Classically Prepared, Quantumly Evolved: Hybrid Algorithm for Molecular Spectra

TL;DR

This paper presents a hybrid classical-quantum algorithm for calculating molecular spectra that leverages short quantum evolutions and classical processing to efficiently reconstruct high-resolution spectra.

Contribution

It introduces a novel hybrid approach combining classical state preparation with quantum evolution to improve spectral calculations in many-body systems.

Findings

Accurately reproduces molecular spectra with shallow quantum circuits.

Accesses dynamical timescales beyond classical computational limits.

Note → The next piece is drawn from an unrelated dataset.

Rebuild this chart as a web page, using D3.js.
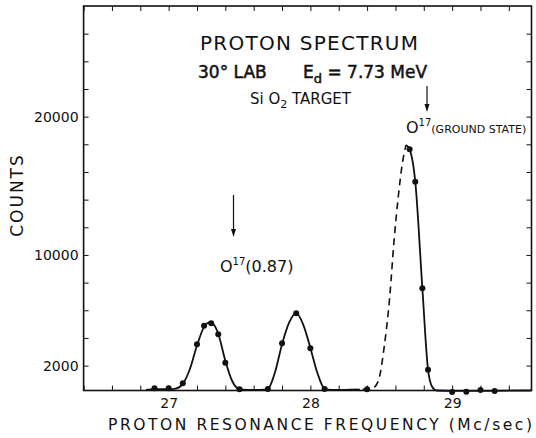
<!DOCTYPE html>
<html><head><meta charset="utf-8">
<script src="https://cdn.jsdelivr.net/npm/d3@7"></script>
<style>body{margin:0;background:#fff}svg{display:block}text{font-family:"DejaVu Sans",sans-serif;fill:#111}</style>
</head><body><svg id="c" width="536" height="438"></svg>
<script>
// measured points (frequency in Mc/sec, counts)
const freqs  = [26.9, 27.0, 27.1, 27.2, 27.25, 27.3, 27.35, 27.4, 27.5, 27.7, 27.8, 27.9, 28.0, 28.1, 28.4, 28.7, 28.74, 28.79, 28.83, 29.0, 29.1, 29.2, 29.3];
const counts = [360, 360, 720, 3540, 4890, 5060, 4260, 2210, 290, 310, 3610, 5780, 3250, 310, 290, 17640, 15300, 7590, 1700, 100, 110, 240, 160];
// drawn smooth curve (solid, dashed extrapolation, solid)
const curveSolidA = [[26.84,250],[26.9,300],[27.0,300],[27.05,340],[27.1,680],[27.15,1750],[27.2,3450],[27.25,4800],[27.29,5130],[27.32,4950],[27.35,4300],[27.4,2350],[27.45,850],[27.5,290],[27.55,240],[27.65,250],[27.7,320],[27.75,1500],[27.8,3550],[27.85,5100],[27.9,5790],[27.95,4950],[28.0,3280],[28.05,1450],[28.1,330],[28.15,240],[28.25,250],[28.35,270]];
const curveDashed = [[28.2,240],[28.35,270],[28.44,380],[28.48,900],[28.52,3300],[28.56,7000],[28.59,11000],[28.62,14200],[28.65,16700],[28.675,17950]];
const curveSolidB = [[28.675,17950],[28.7,17640],[28.74,15300],[28.79,7590],[28.83,1700],[28.86,450],[28.89,200],[29.0,170],[29.3,180],[29.56,200]];
const xTickVals = [26.4,26.6,26.8,27.0,27.2,27.4,27.6,27.8,28.0,28.2,28.4,28.6,28.8,29.0,29.2,29.4];
const xTickLabels = {27:"27", 28:"28", 29:"29"};
const yTickVals = [2000,4000,6000,8000,10000,12000,14000,16000,18000,20000,22000,24000,26000];
const yTickLabels = {2000:"2000", 10000:"10000", 20000:"20000"};

const svg = d3.select("#c");
const L=83.6, R=531.5, T=6, B=390.5;
const x = d3.scaleLinear().domain([26.4, 29.56]).range([L, R]);
const y = d3.scaleLinear().domain([200, 28000]).range([B, T]);

function styleAxis(g){ g.select(".domain").remove(); g.selectAll(".tick line").attr("stroke","#111").attr("stroke-width",1); }
svg.append("g").attr("transform",`translate(0,${B})`)
  .call(d3.axisBottom(x).tickValues(xTickVals).tickSize(-5).tickPadding(8).tickFormat(d=>xTickLabels[Math.round(d*10)/10]||""))
  .call(styleAxis).selectAll("text").attr("font-size",14).attr("fill","#111");
svg.append("g").attr("transform",`translate(0,${T})`)
  .call(d3.axisTop(x).tickValues(xTickVals).tickSize(-5).tickFormat(""))
  .call(styleAxis);
svg.append("g").attr("transform",`translate(${L},0)`)
  .call(d3.axisLeft(y).tickValues(yTickVals).tickSize(-5).tickPadding(5).tickFormat(d=>yTickLabels[d]||""))
  .call(styleAxis).selectAll("text").attr("font-size",14).attr("fill","#111");
svg.append("g").attr("transform",`translate(${R},0)`)
  .call(d3.axisRight(y).tickValues(yTickVals).tickSize(-5).tickFormat(""))
  .call(styleAxis);
svg.append("rect").attr("x",L).attr("y",T).attr("width",R-L).attr("height",B-T)
  .attr("fill","none").attr("stroke","#111").attr("stroke-width",1.6);

const line = d3.line().x(d=>x(d[0])).y(d=>y(d[1])).curve(d3.curveMonotoneX);
svg.append("path").attr("d",line(curveSolidA)).attr("fill","none").attr("stroke","#111").attr("stroke-width",1.8);
svg.append("path").attr("d",line(curveDashed)).attr("fill","none").attr("stroke","#111").attr("stroke-width",1.6).attr("stroke-dasharray","7,5");
svg.append("path").attr("d",line(curveSolidB)).attr("fill","none").attr("stroke","#111").attr("stroke-width",1.8);

svg.append("g").selectAll("circle").data(freqs.map((f,i)=>[f,counts[i]])).join("circle")
  .attr("cx",d=>x(d[0])).attr("cy",d=>y(d[1])).attr("r",3).attr("fill","#111");

// texts
svg.append("text").attr("x",309).attr("y",50).attr("text-anchor","middle").attr("font-size",20).attr("textLength",218).text("PROTON SPECTRUM");
const t2 = svg.append("text").attr("x",198).attr("y",78).attr("font-size",17).attr("stroke","#111").attr("stroke-width",0.5);
t2.append("tspan").text("30° LAB");
t2.append("tspan").attr("x",303).text("E");
t2.append("tspan").attr("font-size",13).attr("dy",5).text("d");
t2.append("tspan").attr("dy",-5).text(" = 7.73 MeV");
const t3 = svg.append("text").attr("x",250).attr("y",104).attr("font-size",15);
t3.append("tspan").text("Si O");
t3.append("tspan").attr("font-size",11).attr("dy",4).text("2");
t3.append("tspan").attr("dy",-4).text(" TARGET");

const t4 = svg.append("text").attr("x",406).attr("y",133).attr("font-size",16);
t4.append("tspan").text("O");
t4.append("tspan").attr("font-size",10).attr("dy",-7).text("17");
t4.append("tspan").attr("font-size",11).attr("dy",7).text("(GROUND STATE)");
const t5 = svg.append("text").attr("x",220).attr("y",272).attr("font-size",16);
t5.append("tspan").text("O");
t5.append("tspan").attr("font-size",10).attr("dy",-7).text("17");
t5.append("tspan").attr("dy",7).text("(0.87)");

function arrow(xp, y1, y2){
  svg.append("line").attr("x1",xp).attr("x2",xp).attr("y1",y1).attr("y2",y2-6).attr("stroke","#111").attr("stroke-width",1.2);
  svg.append("path").attr("d",`M${xp-2.5},${y2-8}L${xp+2.5},${y2-8}L${xp},${y2}Z`).attr("fill","#111");
}
arrow(233.5,195,237);
arrow(427,86,112);

svg.append("text").attr("transform","translate(23,195) rotate(-90)").attr("text-anchor","middle").attr("font-size",17).attr("letter-spacing",2).text("COUNTS");
svg.append("text").attr("x",320).attr("y",430).attr("text-anchor","middle").attr("font-size",15.5).attr("textLength",424).text("PROTON  RESONANCE  FREQUENCY  (Mc/sec)");
</script></body></html>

Demonstrates excellent agreement with exact diagonalization.

Abstract

We introduce a hybrid classical-quantum algorithm to compute dynamical correlation functions and excitation spectra in many-body quantum systems, with a focus on molecular systems. The method combines classical preparation of a perturbed ground state with short-time quantum evolution of product states sampled from it. The resulting quantum samples define an effective subspace of the Hilbert space, onto which the Hamiltonian is projected to enable efficient classical simulation of long-time dynamics. This subspace-based approach achieves high-resolution spectral reconstruction using shallow circuits and few samples. Benchmarks on molecular systems show excellent agreement with exact diagonalization and demonstrate access to dynamical timescales beyond the reach of purely classical methods, highlighting its suitability for near-term and early fault-tolerant quantum hardware.